#### DATA LINES

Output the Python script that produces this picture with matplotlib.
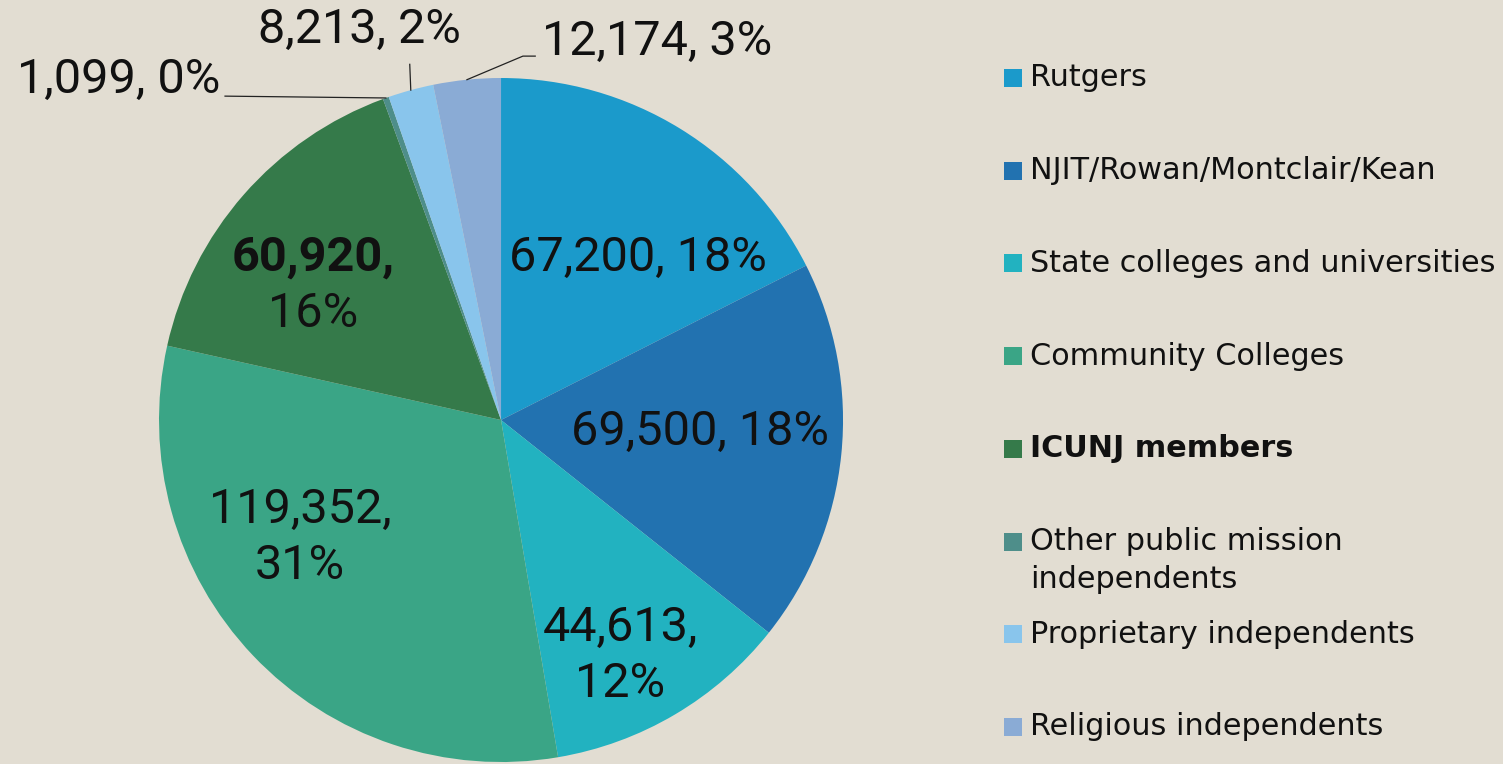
import matplotlib
matplotlib.use("Agg")
import matplotlib.pyplot as plt
from matplotlib.patches import Rectangle
import numpy as np

categories = ["Rutgers", "NJIT/Rowan/Montclair/Kean", "State colleges and universities",
              "Community Colleges", "ICUNJ members", "Other public mission\nindependents",
              "Proprietary independents", "Religious independents"]
values = [67200, 69500, 44613, 119352, 60920, 1099, 8213, 12174]
percents = ["18%", "18%", "12%", "31%", "16%", "0%", "2%", "3%"]
colors = ["#1B9ACB", "#2272B0", "#22B2C0", "#3AA586", "#357A4A", "#4E8E8A", "#89C5EC", "#8AABD5"]

BG = "#E2DDD2"
LABEL_FONT = ["Roboto", "DejaVu Sans"]
LEG_FONT = ["DejaVu Sans"]

fig = plt.figure(figsize=(15.03, 7.64), dpi=100, facecolor=BG)
ax = fig.add_axes([0.1058, 0.0026, 0.4551, 0.8953])
ax.set_facecolor(BG)
wedges, _ = ax.pie(values, colors=colors, startangle=90, counterclock=False, radius=1.0,
                   wedgeprops=dict(linewidth=0))
ax.set_xlim(-1, 1)
ax.set_ylim(-1, 1)
ax.set_aspect("equal")
ax.axis("off")

def fmt(v):
    return f"{v:,}"

fs = 35
TXT = "#111111"
# inner labels (positions in pie-radius units)
inner_pos = {0: (0.40, 0.474, False), 1: (0.582, -0.035, False), 2: (0.348, -0.687, True),
             3: (-0.588, -0.342, True), 4: (-0.550, 0.395, True)}
for i, (x, y, two) in inner_pos.items():
    if not two:
        ax.text(x, y, f"{fmt(values[i])}, {percents[i]}", ha="center", va="center",
                fontsize=fs, family=LABEL_FONT, color=TXT)
    else:
        ax.text(x, y + 0.08, f"{fmt(values[i])},", ha="center", va="center", fontsize=fs,
                family=LABEL_FONT, color=TXT,
                fontweight="bold" if i == 4 else "normal")
        ax.text(x, y - 0.085, percents[i], ha="center", va="center", fontsize=fs,
                family=LABEL_FONT, color=TXT)

# outer labels with leader lines
def edge_point(w):
    ang = np.deg2rad((w.theta1 + w.theta2) / 2)
    return np.cos(ang), np.sin(ang)

# Other public mission
ex, ey = edge_point(wedges[5])
ax.plot([ex, -0.807], [ey, 0.947], color="#222222", lw=0.9, clip_on=False)
ax.text(-0.82, 0.993, f"{fmt(values[5])}, {percents[5]}", ha="right", va="center",
        fontsize=fs, family=LABEL_FONT, color=TXT)
# Proprietary
ex, ey = edge_point(wedges[6])
ax.plot([ex, ex - 0.003], [ey, 1.04], color="#222222", lw=0.9, clip_on=False)
ax.text(-0.415, 1.14, f"{fmt(values[6])}, {percents[6]}", ha="center", va="center",
        fontsize=fs, family=LABEL_FONT, color=TXT)
# Religious
ex, ey = edge_point(wedges[7])
ax.plot([ex, 0.064, 0.10], [ey, 1.064, 1.064], color="#222222", lw=0.9, clip_on=False)
ax.text(0.12, 1.105, f"{fmt(values[7])}, {percents[7]}", ha="left", va="center",
        fontsize=fs, family=LABEL_FONT, color=TXT)

# legend (manual)
W, H = 1503, 764
step = 92.7
y0 = 78
sq = 18
for i, (cat, col) in enumerate(zip(categories, colors)):
    yc = y0 + step * i
    fig.patches.append(Rectangle(((1004) / W, (H - yc - sq / 2) / H), sq / W, sq / H,
                                 transform=fig.transFigure, facecolor=col, edgecolor="none"))
    lines = cat.split("\n")
    for k, line in enumerate(lines):
        fig.text(1030 / W, (H - yc - 38 * k) / H, line, ha="left", va="center",
                 fontsize=21.8, family=LEG_FONT, color=TXT,
                 fontweight="bold" if i == 4 else "normal")

fig.savefig("out.png", dpi=100, facecolor=BG)
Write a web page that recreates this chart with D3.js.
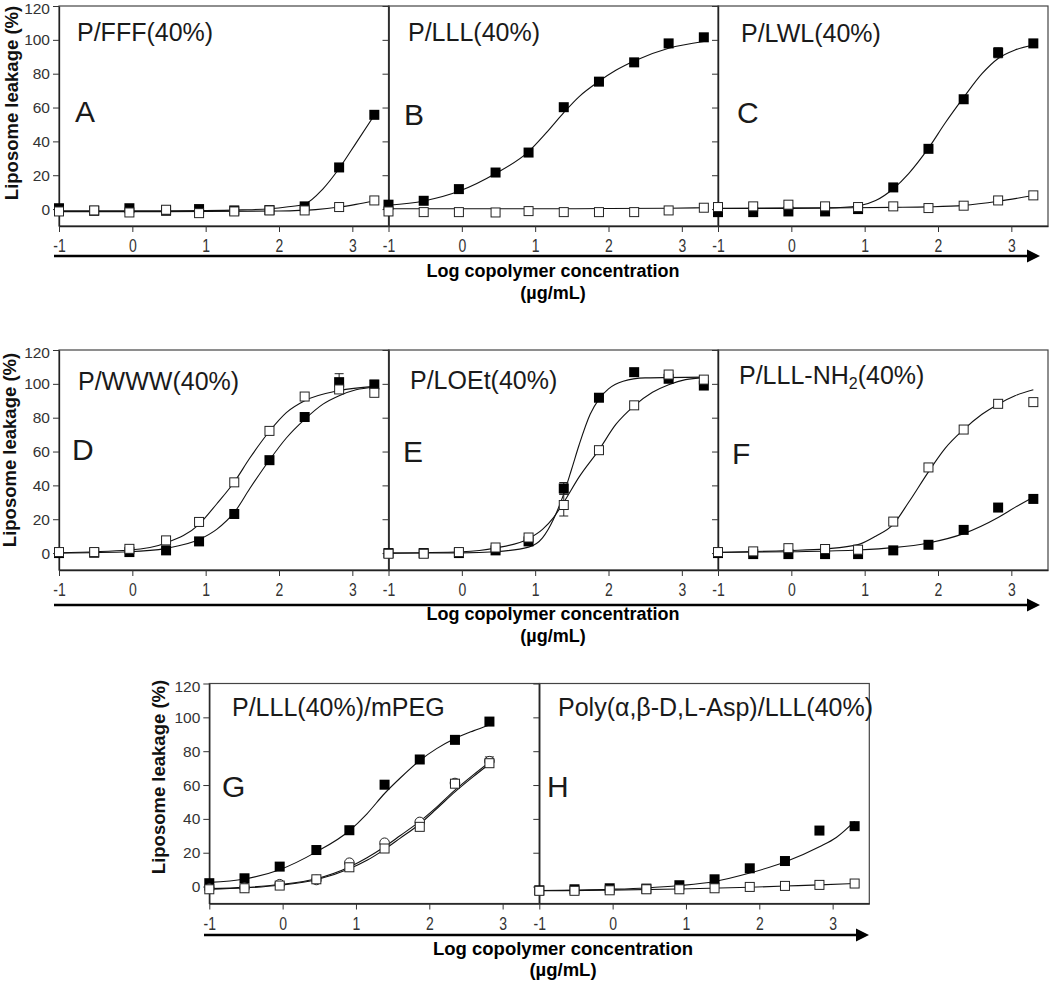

########

◆ AIM OF THE EXERCISE ◆
Track down the lines that include the word "this" and copy them.

◆ FULL OUTPUT ◆
Output the Python script that produces this picture with matplotlib.
Write a web page that recreates this chart with D3.js.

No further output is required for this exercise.